I interviewed Briana for this post to get more of her thoughts around the environment, women, and water.

What advice do you have for women who are hoping to build a career where they can also fight for the environment?

Sustainability is an emerging, powerful new sector in almost every market and it is allowing people to work and fight for the environment. I would recommend looking into these sustainability-based careers, especially given its broad range of topics, and how many chief sustainability officers are women. While this field is developing, you need to be able to speak the business language, tell a great story, build strong relationships, and push the bounds of what you know while also learning from the people around you. They are there for a reason, and so are you.

What are you most proud of in your career so far?

I am most proud of the varying perspectives I have acquired throughout my career, and how these experiences have sharpened my ability to have a positive impact in the world. Everything from being an environmental consultant for developers, to leading a water consultancy group, to a project coordinator for a global initiative at a major nonprofit, and now, to understanding the power of information from both a technical and social impact perspective. Being able to put myself in stakeholder’s shoes while keeping an eye on the holistic, big picture enables me to anticipate people’s needs, meet my professional goals, and design solutions to complex issues.

What’s next for you? Do you have any exciting projects coming up that you’d like to share with our readers?

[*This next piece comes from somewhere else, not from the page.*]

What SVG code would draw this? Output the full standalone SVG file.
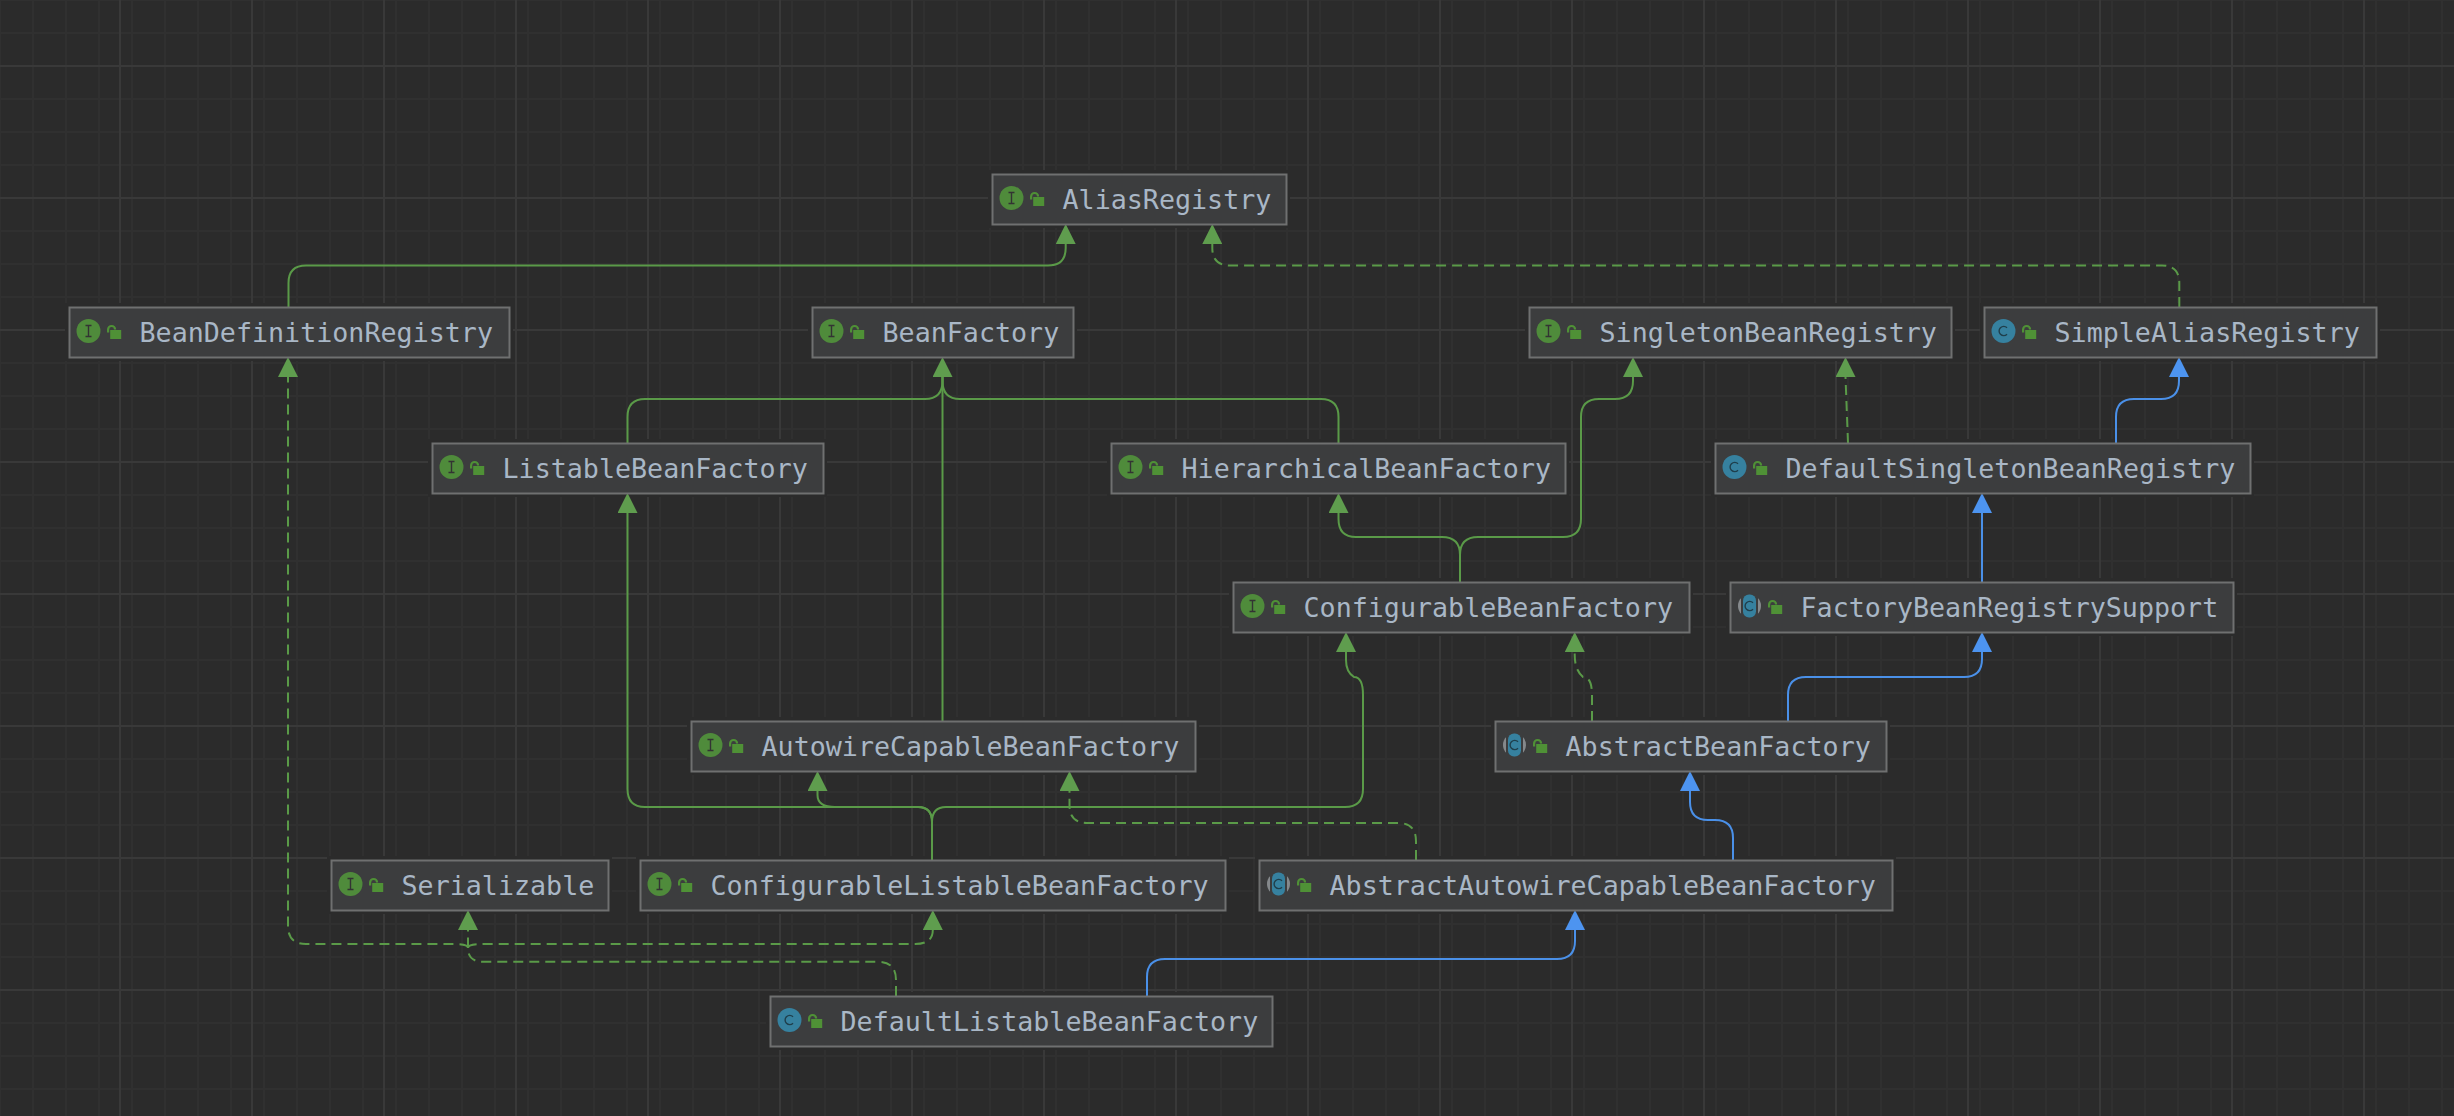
<svg xmlns="http://www.w3.org/2000/svg" width="2454" height="1116" viewBox="0 0 2454 1116">
<style>
.n{fill:#3c3d3e;stroke:#6f7070;stroke-width:2;transform:translate(.5px,.5px)}
.h{fill:#2b2b2b}
.t{font-family:"DejaVu Sans Mono","Liberation Mono",monospace;font-size:26.7px;fill:#a9b7c6}
.c{fill:none;stroke-width:2}
.g{stroke:#5a9a48}.b{stroke:#4a90e8}.d{stroke-dasharray:10 6}
.ag{marker-end:url(#ag)}.ab{marker-end:url(#ab)}
.lk{fill:#4f9136}.lks{fill:none;stroke:#4f9136;stroke-width:2.2}
.ci{fill:#4f8b3b}.cb{fill:#36819f}
</style>
<defs>
<pattern id="gr" width="132" height="132" patternUnits="userSpaceOnUse" x="-12" y="-66">
<path d="M12 0V132M45 0V132M78 0V132M111 0V132M0 0H132M0 33H132M0 66H132M0 99H132" fill="none" stroke="#303030" stroke-width="2"/>
</pattern>
<marker id="ag" markerUnits="userSpaceOnUse" markerWidth="20" markerHeight="20" refX="10" refY="20" viewBox="0 0 20 20" orient="0"><path d="M0 20L10 0L20 20Z" fill="#5f9d4e"/></marker>
<marker id="ab" markerUnits="userSpaceOnUse" markerWidth="20" markerHeight="20" refX="10" refY="20" viewBox="0 0 20 20" orient="0"><path d="M0 20L10 0L20 20Z" fill="#4d94f0"/></marker>
<g id="lock"><path class="lks" d="M1.100 7.500V4.500a3.500 3.500 0 0 1 7 0"/><rect class="lk" x="3.200" y="5" width="11" height="9"/></g>
<g id="ii"><circle class="ci" r="12"/><path d="M-3 -5.500H3M-3 5.500H3M0 -5.500V5.500" stroke="#333" stroke-width="1.400" fill="none"/></g>
<g id="cc"><circle class="cb" r="12"/><path d="M3.500 -3.200A4.600 4.600 0 1 0 3.500 3.200" stroke="#1f3f4c" stroke-width="1.400" fill="none"/></g>
<g id="ac"><circle r="11.500" fill="#85898c"/><rect x="-8.500" y="-12" width="17" height="24" fill="#3c3d3e"/><rect class="cb" x="-6.500" y="-11.500" width="13" height="23" rx="6"/><path d="M3.500 -3.200A4.600 4.600 0 1 0 3.500 3.200" stroke="#1f3f4c" stroke-width="1.400" fill="none"/></g>
</defs>
<rect width="2454" height="1116" fill="#2b2b2b"/>
<rect width="2454" height="1116" fill="url(#gr)"/>
<path fill="none" stroke="#393939" stroke-width="2" d="M120 0V1116M252 0V1116M384 0V1116M516 0V1116M648 0V1116M780 0V1116M912 0V1116M1044 0V1116M1176 0V1116M1308 0V1116M1440 0V1116M1572 0V1116M1704 0V1116M1836 0V1116M1968 0V1116M2100 0V1116M2232 0V1116M2364 0V1116M0 66H2454M0 198H2454M0 330H2454M0 462H2454M0 594H2454M0 726H2454M0 858H2454M0 990H2454"/>
<g id="halos" class="h">
<rect x="988" y="170" width="302" height="58"/><rect x="65" y="303" width="448" height="58"/><rect x="808" y="303" width="269" height="58"/><rect x="1525" y="303" width="430" height="58"/><rect x="1980" y="303" width="400" height="58"/><rect x="428" y="439" width="399" height="58"/><rect x="1107" y="439" width="462" height="58"/><rect x="1711" y="439" width="543" height="58"/><rect x="1229" y="578" width="464" height="58"/><rect x="1726" y="578" width="511" height="58"/><rect x="687" y="717" width="512" height="58"/><rect x="1491" y="717" width="399" height="58"/><rect x="327" y="856" width="285" height="58"/><rect x="636" y="856" width="593" height="58"/><rect x="1255" y="856" width="641" height="58"/><rect x="766" y="992" width="510" height="58"/>
</g>
<g id="connectors">
<path class="c g ag" d="M288.500 307V283Q288.500 265.500 306 265.500H1048Q1065.700 265.500 1065.700 248V244"/>
<path class="c g d ag" d="M2179.300 307V283Q2179.300 265.500 2162 265.500H1230Q1212.300 265.500 1212.300 248V244"/>
<path class="c g" d="M627.500 443V417Q627.500 399 645 399H925Q942.500 399 942.500 381V377"/>
<path class="c g" d="M1338.500 443V417Q1338.500 399 1321 399H960Q942.500 399 942.500 381V377"/>
<path class="c g ag" d="M942.500 721V377"/>
<path class="c g ag" d="M1460 582V555Q1460 537 1442 537H1356Q1338.500 537 1338.500 519V513"/>
<path class="c g ag" d="M1460 582V555Q1460 537 1478 537H1563Q1581 537 1581 519V417Q1581 399 1599 399H1615Q1633 399 1633 381V377"/>
<path class="c g d ag" d="M1848 443L1845.500 377"/>
<path class="c b ab" d="M2116 443V417Q2116 399 2134 399H2161Q2179 399 2179 381V377"/>
<path class="c b ab" d="M1982 582V513"/>
<path class="c b ab" d="M1788 721V695Q1788 677 1806 677H1964Q1982 677 1982 659V652"/>
<path class="c g d ag" d="M1592 721V695Q1592 677 1583 677Q1574.700 670 1574.700 655V652"/>
<path class="c b ab" d="M1733 860V838Q1733 820 1715 820H1708Q1690 820 1690 802V791"/>
<path class="c g d ag" d="M1416 860V841Q1416 823 1398 823H1087Q1069.500 823 1069.500 805V791"/>
<path class="c g ag" d="M932 860V822Q932 807 918 807H835Q817.500 807 817.500 795V791"/>
<path class="c g ag" d="M932 860V822Q932 807 918 807H645Q627.500 807 627.500 789V513"/>
<path class="c g ag" d="M932 860V822Q932 807 946 807H1345Q1363 807 1363 789V695Q1363 677 1354 677Q1346 672 1346 660V652"/>
<path class="c b ab" d="M1147 996V977Q1147 959 1165 959H1557Q1575 959 1575 941V930"/>
<path class="c g d ag" d="M896 996V980Q896 961.700 878 961.700H483Q468 961.700 468 948V930"/>
<path class="c g d ag" d="M468 948Q468 944 454 944H306Q288 944 288 926V377"/>
<path class="c g d ag" d="M468 948Q468 944 484 944H915Q932.800 944 932.800 930"/>
</g>
<g id="n-alias"><rect class="n" x="992" y="174" width="294" height="50"/><use href="#ii" x="1011.500" y="198"/><use href="#lock" x="1030" y="192"/><text class="t" x="1062.500" y="209">AliasRegistry</text></g>
<g id="n-bdr"><rect class="n" x="69" y="307" width="440" height="50"/><use href="#ii" x="88.500" y="331"/><use href="#lock" x="107" y="325"/><text class="t" x="139.500" y="342">BeanDefinitionRegistry</text></g>
<g id="n-bf"><rect class="n" x="812" y="307" width="261" height="50"/><use href="#ii" x="831.500" y="331"/><use href="#lock" x="850" y="325"/><text class="t" x="882.500" y="342">BeanFactory</text></g>
<g id="n-sbr"><rect class="n" x="1529" y="307" width="422" height="50"/><use href="#ii" x="1548.500" y="331"/><use href="#lock" x="1567" y="325"/><text class="t" x="1599.500" y="342">SingletonBeanRegistry</text></g>
<g id="n-sar"><rect class="n" x="1984" y="307" width="392" height="50"/><use href="#cc" x="2003.500" y="331"/><use href="#lock" x="2022" y="325"/><text class="t" x="2054.500" y="342">SimpleAliasRegistry</text></g>
<g id="n-lbf"><rect class="n" x="432" y="443" width="391" height="50"/><use href="#ii" x="451.500" y="467"/><use href="#lock" x="470" y="461"/><text class="t" x="502.500" y="478">ListableBeanFactory</text></g>
<g id="n-hbf"><rect class="n" x="1111" y="443" width="454" height="50"/><use href="#ii" x="1130.500" y="467"/><use href="#lock" x="1149" y="461"/><text class="t" x="1181.500" y="478">HierarchicalBeanFactory</text></g>
<g id="n-dsbr"><rect class="n" x="1715" y="443" width="535" height="50"/><use href="#cc" x="1734.500" y="467"/><use href="#lock" x="1753" y="461"/><text class="t" x="1785.500" y="478">DefaultSingletonBeanRegistry</text></g>
<g id="n-cbf"><rect class="n" x="1233" y="582" width="456" height="50"/><use href="#ii" x="1252.500" y="606"/><use href="#lock" x="1271" y="600"/><text class="t" x="1303.500" y="617">ConfigurableBeanFactory</text></g>
<g id="n-fbrs"><rect class="n" x="1730" y="582" width="503" height="50"/><use href="#ac" x="1749.500" y="606"/><use href="#lock" x="1768" y="600"/><text class="t" x="1800.500" y="617">FactoryBeanRegistrySupport</text></g>
<g id="n-acbf"><rect class="n" x="691" y="721" width="504" height="50"/><use href="#ii" x="710.500" y="745"/><use href="#lock" x="729" y="739"/><text class="t" x="761.500" y="756">AutowireCapableBeanFactory</text></g>
<g id="n-abf"><rect class="n" x="1495" y="721" width="391" height="50"/><use href="#ac" x="1514.500" y="745"/><use href="#lock" x="1533" y="739"/><text class="t" x="1565.500" y="756">AbstractBeanFactory</text></g>
<g id="n-ser"><rect class="n" x="331" y="860" width="277" height="50"/><use href="#ii" x="350.500" y="884"/><use href="#lock" x="369" y="878"/><text class="t" x="401.500" y="895">Serializable</text></g>
<g id="n-clbf"><rect class="n" x="640" y="860" width="585" height="50"/><use href="#ii" x="659.500" y="884"/><use href="#lock" x="678" y="878"/><text class="t" x="710.500" y="895">ConfigurableListableBeanFactory</text></g>
<g id="n-aacbf"><rect class="n" x="1259" y="860" width="633" height="50"/><use href="#ac" x="1278.500" y="884"/><use href="#lock" x="1297" y="878"/><text class="t" x="1329.500" y="895">AbstractAutowireCapableBeanFactory</text></g>
<g id="n-dlbf"><rect class="n" x="770" y="996" width="502" height="50"/><use href="#cc" x="789.500" y="1020"/><use href="#lock" x="808" y="1014"/><text class="t" x="840.500" y="1031">DefaultListableBeanFactory</text></g>
</svg>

Being at the center of data collection and legal action is where I see the greatest, long-term sustainable improvements can be made. With environmental information, we can not only understand our environment in real-time, but we can leverage the data for policy changes that can reduce pollution and improve people’s lives. The most exciting project I am working on is with the Gowanus Canal Conservancy, and how we are collecting information about the benefits of green infrastructure to reduce water pollution, promote community stewardship, and advocate for better nature-based solutions.